The World’s First Seismoscope
A significant step toward objective recording occurred in 132 AD with the invention of the world’s first seismoscope by the Chinese polymath Zhang Heng. His bronze device, known as the Houfeng Didong Yi, marked a fundamental shift from narrative description to mechanical detection.
The instrument was an ornate bronze urn, almost six feet in diameter, featuring eight dragon heads positioned around its exterior, each holding a small bronze ball. Below each dragon sat a bronze toad with its mouth open, aligned with the eight principal directions. The internal mechanism, believed to be an inverted pendulum system, was highly sensitive to ground vibrations. When a tremor occurred, the pendulum would swing, triggering a lever that caused one of the dragons to drop its ball into the toad’s mouth below, indicating the direction of the seismic source.
The seismoscope detected the occurrence and direction of a tremor, even if the shaking was not felt at the capital city of Luoyang. A famous instance is recorded six years after its invention, when the device signaled an earthquake to the west, prompting skepticism until a messenger arrived days later confirming a large quake 400 miles away in Gansu province. While it did not record continuous ground motion, the Houfeng Didong Yi was the first apparatus to prove that earthquakes could be registered and their location determined remotely.

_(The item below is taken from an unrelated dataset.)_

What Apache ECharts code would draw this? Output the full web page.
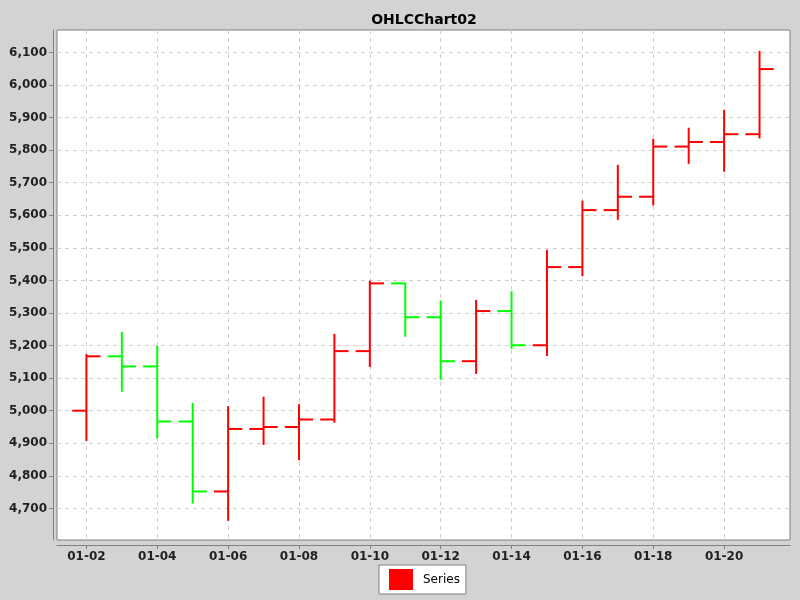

The Transition to Scientific Recording
The scientific study of earthquakes, known as seismology, accelerated during the 18th and 19th centuries, moving past simple detection devices to instruments that continuously recorded ground motion. The invention of the modern seismograph in the late 19th century, particularly the horizontal pendulum instruments developed by scientists like John Milne, provided the means to capture seismic waves. These devices use a heavy mass that remains stationary during a tremor, allowing a recording pen to trace the ground movement on a rotating drum.
With the ability to record quantitative data, scientists developed standardized scales to measure and compare earthquake severity. The Mercalli intensity scale, revised in 1902 by Giuseppe Mercalli, classified earthquakes based on observed effects and damage, ranging from “Not felt” to “Catastrophic destruction.”
This was followed by a more objective method in 1935 when Charles F. Richter developed the Richter magnitude scale. Richter’s scale assigned a single number based on the logarithm of the amplitude of the largest seismic wave recorded by a standardized seismograph. A one-unit increase represented a tenfold increase in measured wave amplitude and approximately a thirty-two-fold increase in energy release. The establishment of global seismic networks, such as the World Wide Standardized Seismograph Network (WWSSN) in the 1960s, allowed scientists to precisely locate and calculate the magnitude of any significant event worldwide.